A few months ago, the ministry issued a series of requirements to prevent the emission of odors and chemicals after residents in the area reported respiratory difficulties. The ministry is also investigating whether the factory poured toxins into a waste treatment plant.
Frutarom is one of the oldest factories in the Haifa Bay area and its facilities are considered outdated. The publicly traded maker of flavorings for food and beverages recently bought several other companies to the tune of tens of millions of dollars.
For years, the factory's odors have been a nuisance from Volcan Junction to Kiryat Ata Junction. Residents have even filed a NIS 225 million class action suit against the factory for the hazards.
"The factory is obsolete and anything they do to reduce emissions is just a patch," said the deputy director general of the Haifa District Municipal Association for the Environment, Dr. Bernanda Flicstein.
According to Flicstein, the pollution problems can only be solved by building a new factory and enclosing the smokestacks. "It will be necessary to pump the air out of the structure and treat it. Currently, the pollutants are discharged into the air and everyone suffers."
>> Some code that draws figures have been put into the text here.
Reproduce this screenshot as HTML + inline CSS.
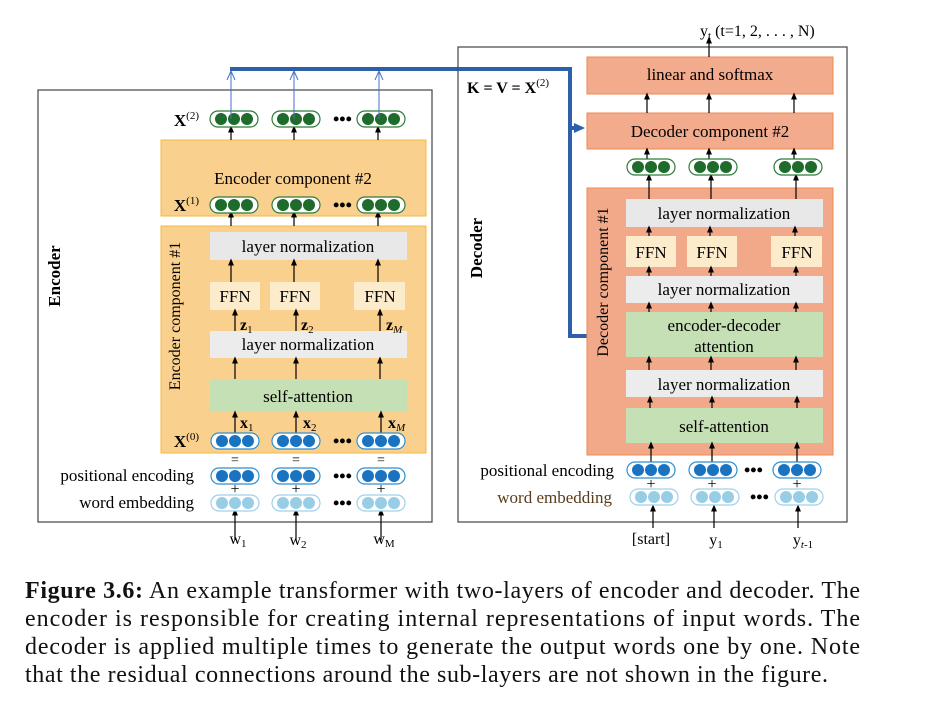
<!DOCTYPE html>
<html><head><meta charset="utf-8"><style>html,body{margin:0;padding:0;background:#fff}svg{display:block}</style></head><body>
<svg width="928" height="711" viewBox="0 0 928 711" xmlns="http://www.w3.org/2000/svg" font-family="Liberation Serif, serif">
<defs>
<marker id="a" markerWidth="6" markerHeight="6" refX="3" refY="3" orient="auto"><path d="M0,0.5 L6,3 L0,5.5 z" fill="#000"/></marker>
<marker id="ab" markerUnits="userSpaceOnUse" markerWidth="10" markerHeight="10" refX="8" refY="5" orient="auto"><path d="M0,1 L9,5 L0,9" fill="none" stroke="#4472c4" stroke-width="1"/></marker>
<marker id="bb" markerUnits="userSpaceOnUse" markerWidth="14" markerHeight="14" refX="4" refY="7" orient="auto"><path d="M0,2 L11,7 L0,12 z" fill="#2e5fab"/></marker>
<g id="ovG"><rect x="0" y="-8" width="48" height="16" rx="8" fill="#fff" stroke="#2d7a3a" stroke-width="1.2"/><circle cx="11" cy="0" r="6" fill="#1e6b2c"/><circle cx="24" cy="0" r="6" fill="#1e6b2c"/><circle cx="37" cy="0" r="6" fill="#1e6b2c"/></g>
<g id="ovB"><rect x="0" y="-8" width="48" height="16" rx="8" fill="#fff" stroke="#2e8fd0" stroke-width="1.2"/><circle cx="11" cy="0" r="6" fill="#1a73c0"/><circle cx="24" cy="0" r="6" fill="#1a73c0"/><circle cx="37" cy="0" r="6" fill="#1a73c0"/></g>
<g id="ovL"><rect x="0" y="-8" width="48" height="16" rx="8" fill="#fff" stroke="#9fd0ea" stroke-width="1.2"/><circle cx="11" cy="0" r="6" fill="#98cde6"/><circle cx="24" cy="0" r="6" fill="#98cde6"/><circle cx="37" cy="0" r="6" fill="#98cde6"/></g>
</defs>

<!-- ENCODER -->
<rect x="38" y="90" width="394" height="432" fill="none" stroke="#444" stroke-width="1.2"/>
<text transform="translate(60,276) rotate(-90)" text-anchor="middle" font-size="17" font-weight="bold">Encoder</text>
<rect x="161" y="140" width="265" height="76" fill="#f9d08e" stroke="#f5b942"/>
<rect x="161" y="226" width="265" height="227" fill="#f9d08e" stroke="#f5b942"/>
<text x="293" y="184" text-anchor="middle" font-size="17">Encoder component #2</text>
<text transform="translate(180,316) rotate(-90)" text-anchor="middle" font-size="16">Encoder component #1</text>
<rect x="210" y="232" width="197" height="28" fill="#e8e8e8"/>
<text x="308" y="252" text-anchor="middle" font-size="17">layer normalization</text>
<rect x="210" y="282" width="50" height="28" fill="#fdeccb"/><text x="235" y="302" text-anchor="middle" font-size="17">FFN</text>
<rect x="270" y="282" width="50" height="28" fill="#fdeccb"/><text x="295" y="302" text-anchor="middle" font-size="17">FFN</text>
<rect x="354" y="282" width="51" height="28" fill="#fdeccb"/><text x="380" y="302" text-anchor="middle" font-size="17">FFN</text>
<rect x="210" y="331" width="197" height="27" fill="#ececec"/>
<text x="308" y="350" text-anchor="middle" font-size="17">layer normalization</text>
<rect x="210" y="379" width="197" height="33" fill="#c5e0b4"/>
<text x="308" y="402" text-anchor="middle" font-size="17">self-attention</text>
<g stroke="#000" stroke-width="1.2" marker-end="url(#a)">
<line x1="231" y1="140" x2="231" y2="129"/><line x1="294" y1="140" x2="294" y2="129"/><line x1="378" y1="140" x2="378" y2="129"/>
<line x1="231" y1="226" x2="231" y2="214"/><line x1="294" y1="226" x2="294" y2="214"/><line x1="378" y1="226" x2="378" y2="214"/>
<line x1="231" y1="282" x2="231" y2="262"/><line x1="294" y1="282" x2="294" y2="262"/><line x1="378" y1="282" x2="378" y2="262"/>
<line x1="235" y1="331" x2="235" y2="312"/><line x1="296" y1="331" x2="296" y2="312"/><line x1="380" y1="331" x2="380" y2="312"/>
<line x1="235" y1="379" x2="235" y2="360"/><line x1="296" y1="379" x2="296" y2="360"/><line x1="380" y1="379" x2="380" y2="360"/>
<line x1="235" y1="433" x2="235" y2="414"/><line x1="296" y1="433" x2="296" y2="414"/><line x1="381" y1="433" x2="381" y2="414"/>
<line x1="235" y1="540" x2="235" y2="512"/><line x1="296" y1="540" x2="296" y2="512"/><line x1="381" y1="540" x2="381" y2="512"/>
</g>
<g font-size="16" font-weight="bold">
<text x="240" y="330">z<tspan font-size="11" dy="3" font-weight="normal">1</tspan></text>
<text x="301" y="330">z<tspan font-size="11" dy="3" font-weight="normal">2</tspan></text>
<text x="386" y="330">z<tspan font-size="11" dy="3" font-weight="normal" font-style="italic">M</tspan></text>
<text x="240" y="428">x<tspan font-size="11" dy="3" font-weight="normal">1</tspan></text>
<text x="303" y="428">x<tspan font-size="11" dy="3" font-weight="normal">2</tspan></text>
<text x="388" y="428">x<tspan font-size="11" dy="3" font-weight="normal" font-style="italic">M</tspan></text>
</g>
<g font-size="17" font-weight="bold" text-anchor="end">
<text x="199" y="126">X<tspan font-size="11" font-weight="normal" dy="-7">(2)</tspan></text>
<text x="199" y="211">X<tspan font-size="11" font-weight="normal" dy="-7">(1)</tspan></text>
<text x="199" y="447">X<tspan font-size="11" font-weight="normal" dy="-7">(0)</tspan></text>
</g>
<use href="#ovG" x="210" y="119"/><use href="#ovG" x="272" y="119"/><use href="#ovG" x="357" y="119"/>
<use href="#ovG" x="210" y="205"/><use href="#ovG" x="272" y="205"/><use href="#ovG" x="357" y="205"/>
<use href="#ovB" x="211" y="441"/><use href="#ovB" x="272" y="441"/><use href="#ovB" x="357" y="441"/>
<use href="#ovB" x="211" y="476"/><use href="#ovB" x="272" y="476"/><use href="#ovB" x="357" y="476"/>
<use href="#ovL" x="211" y="503"/><use href="#ovL" x="272" y="503"/><use href="#ovL" x="357" y="503"/>
<g font-size="18" font-weight="bold"><text x="333" y="125">•••</text><text x="333" y="211">•••</text><text x="333" y="447">•••</text><text x="333" y="482">•••</text><text x="333" y="509">•••</text></g>
<g font-size="14" text-anchor="middle"><text x="235" y="464">=</text><text x="296" y="464">=</text><text x="381" y="464">=</text>
<text x="235" y="494" font-size="16">+</text><text x="296" y="494" font-size="16">+</text><text x="381" y="494" font-size="16">+</text></g>
<text x="194" y="481" text-anchor="end" font-size="17">positional encoding</text>
<text x="194" y="508" text-anchor="end" font-size="17">word embedding</text>
<g font-size="16" text-anchor="middle"><text x="238" y="544">w<tspan font-size="11" dy="3">1</tspan></text><text x="298" y="545">w<tspan font-size="11" dy="3">2</tspan></text><text x="384" y="544">w<tspan font-size="11" dy="3">M</tspan></text></g>

<!-- blue connectors -->
<g stroke="#4472c4" stroke-width="1" marker-end="url(#ab)">
<line x1="231" y1="119" x2="231" y2="72"/><line x1="294" y1="119" x2="294" y2="72"/><line x1="379" y1="119" x2="379" y2="72"/>
</g>
<polyline points="230,69 570,69 570,336 618,336" fill="none" stroke="#2e5fab" stroke-width="4" marker-end="url(#bb)"/>
<line x1="570" y1="128" x2="578" y2="128" stroke="#2e5fab" stroke-width="4" marker-end="url(#bb)"/>

<!-- DECODER -->
<rect x="458" y="47" width="389" height="475" fill="none" stroke="#444" stroke-width="1.2"/>
<polyline points="458,69 570,69" stroke="#2e5fab" stroke-width="4"/>
<text transform="translate(482,248) rotate(-90)" text-anchor="middle" font-size="17" font-weight="bold">Decoder</text>
<text x="467" y="93" font-size="16" font-weight="bold">K = V = X<tspan font-size="11" font-weight="normal" dy="-7">(2)</tspan></text>
<rect x="587" y="57" width="246" height="37" fill="#f3ab8d" stroke="#f08a50"/>
<text x="710" y="80" text-anchor="middle" font-size="17">linear and softmax</text>
<rect x="587" y="113" width="246" height="36" fill="#f3ab8d" stroke="#f08a50"/>
<text x="710" y="137" text-anchor="middle" font-size="17">Decoder component #2</text>
<rect x="587" y="188" width="246" height="267" fill="#f2a98a" stroke="#f08a50"/>
<text transform="translate(608,282) rotate(-90)" text-anchor="middle" font-size="16">Decoder component #1</text>
<rect x="626" y="199" width="197" height="28" fill="#e8e8e8"/><text x="724" y="219" text-anchor="middle" font-size="17">layer normalization</text>
<rect x="626" y="236" width="50" height="31" fill="#fdeccb"/><text x="651" y="258" text-anchor="middle" font-size="17">FFN</text>
<rect x="687" y="236" width="50" height="31" fill="#fdeccb"/><text x="712" y="258" text-anchor="middle" font-size="17">FFN</text>
<rect x="771" y="236" width="51" height="31" fill="#fdeccb"/><text x="797" y="258" text-anchor="middle" font-size="17">FFN</text>
<rect x="626" y="276" width="197" height="27" fill="#ececec"/><text x="724" y="295" text-anchor="middle" font-size="17">layer normalization</text>
<rect x="626" y="312" width="197" height="45" fill="#c5e0b4"/>
<text x="724" y="331" text-anchor="middle" font-size="17">encoder-decoder</text><text x="724" y="352" text-anchor="middle" font-size="17">attention</text>
<rect x="626" y="370" width="197" height="27" fill="#ececec"/><text x="724" y="390" text-anchor="middle" font-size="17">layer normalization</text>
<rect x="626" y="408" width="197" height="35" fill="#c5e0b4"/><text x="724" y="432" text-anchor="middle" font-size="17">self-attention</text>
<g stroke="#000" stroke-width="1.2" marker-end="url(#a)">
<line x1="709" y1="57" x2="709" y2="40"/>
<line x1="647" y1="113" x2="647" y2="96"/><line x1="709" y1="113" x2="709" y2="96"/><line x1="794" y1="113" x2="794" y2="96"/>
<line x1="647" y1="159" x2="647" y2="151"/><line x1="709" y1="159" x2="709" y2="151"/><line x1="794" y1="159" x2="794" y2="151"/>
<line x1="649" y1="199" x2="649" y2="177"/><line x1="711" y1="199" x2="711" y2="177"/><line x1="796" y1="199" x2="796" y2="177"/>
<line x1="649" y1="236" x2="649" y2="229"/><line x1="710" y1="236" x2="710" y2="229"/><line x1="795" y1="236" x2="795" y2="229"/>
<line x1="649" y1="276" x2="649" y2="269"/><line x1="711" y1="276" x2="711" y2="269"/><line x1="796" y1="276" x2="796" y2="269"/>
<line x1="649" y1="312" x2="649" y2="305"/><line x1="711" y1="312" x2="711" y2="305"/><line x1="796" y1="312" x2="796" y2="305"/>
<line x1="649" y1="370" x2="649" y2="359"/><line x1="711" y1="370" x2="711" y2="359"/><line x1="796" y1="370" x2="796" y2="359"/>
<line x1="650" y1="408" x2="650" y2="399"/><line x1="712" y1="408" x2="712" y2="399"/><line x1="797" y1="408" x2="797" y2="399"/>
<line x1="651" y1="462" x2="651" y2="445"/><line x1="712" y1="462" x2="712" y2="445"/><line x1="797" y1="462" x2="797" y2="445"/>
<line x1="653" y1="528" x2="653" y2="508"/><line x1="714" y1="528" x2="714" y2="508"/><line x1="798" y1="528" x2="798" y2="508"/>
</g>
<use href="#ovG" x="627" y="167"/><use href="#ovG" x="689" y="167"/><use href="#ovG" x="774" y="167"/>
<use href="#ovB" x="627" y="470"/><use href="#ovB" x="689" y="470"/><use href="#ovB" x="773" y="470"/>
<use href="#ovL" x="630" y="497"/><use href="#ovL" x="691" y="497"/><use href="#ovL" x="775" y="497"/>
<g font-size="18" font-weight="bold"><text x="744" y="476">•••</text><text x="750" y="503">•••</text></g>
<g font-size="16" text-anchor="middle"><text x="651" y="489">+</text><text x="712" y="489">+</text><text x="797" y="489">+</text></g>
<text x="614" y="476" text-anchor="end" font-size="17">positional encoding</text>
<text x="612" y="503" text-anchor="end" font-size="17" fill="#5a3c1c">word embedding</text>
<g font-size="16" text-anchor="middle"><text x="651" y="544">[start]</text><text x="716" y="545">y<tspan font-size="11" dy="3">1</tspan></text><text x="803" y="545">y<tspan font-size="11" dy="3" font-style="italic">t</tspan><tspan font-size="11">-1</tspan></text></g>
<text x="700" y="36" font-size="16">y<tspan font-size="11" dy="3">t</tspan><tspan dy="-3"> (t=1, 2, . . . , N)</tspan></text>

<!-- caption -->
<g font-size="24" fill="#111">
<text x="25" y="598" textLength="835" lengthAdjust="spacing"><tspan font-weight="bold">Figure 3.6:</tspan> An example transformer with two-layers of encoder and decoder. The</text>
<text x="25" y="626" textLength="835" lengthAdjust="spacing">encoder is responsible for creating internal representations of input words. The</text>
<text x="25" y="654" textLength="835" lengthAdjust="spacing">decoder is applied multiple times to generate the output words one by one. Note</text>
<text x="25" y="682" textLength="803" lengthAdjust="spacing">that the residual connections around the sub-layers are not shown in the figure.</text>
</g>
</svg>
</body></html>
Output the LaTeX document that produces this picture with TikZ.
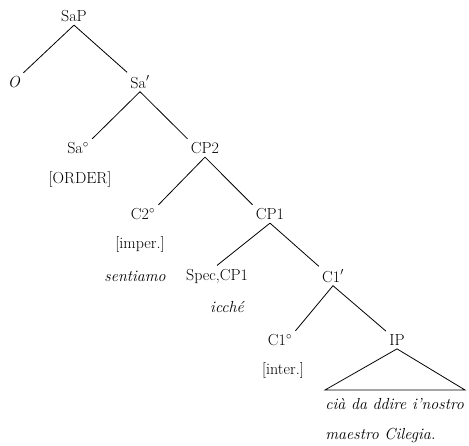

Factory claims it complies
Frutarom said in response that it "manufactures its products meeting the strictest international standards and regulations. Frutarom operates in complete coordination with the Environmental Protection Ministry and invests tremendous resources in protecting the environment according to ministry guidelines."
It said that it had "no knowledge of plans to act against the factory and if an indictment is filed we are convinced the courts will quickly realize any charges are baseless."
The ministry this week published the results of extensive air-quality testing conducted over the past year that indicate high quantities of carcinogenic substances and pollutants that were not previously examined such as benzene, chloroform, methylene and chloride.
Although the sources of pollution have not been positively identified, the ministry prepared a list of factories including Frutarom that use these carcinogenic ingredients.
MK Ophir Pines-Paz - head of the Knesset Internal Affairs and Environment Committee - said that an emergency meeting on the matter will be held next week and he will demand that the environment minister close factories temporarily.
"The factories must be closed until the problems are repaired. The state must exercise its authority. Just like nightclubs are closed if someone is killed there, carcinogenic factories must be closed too," he said.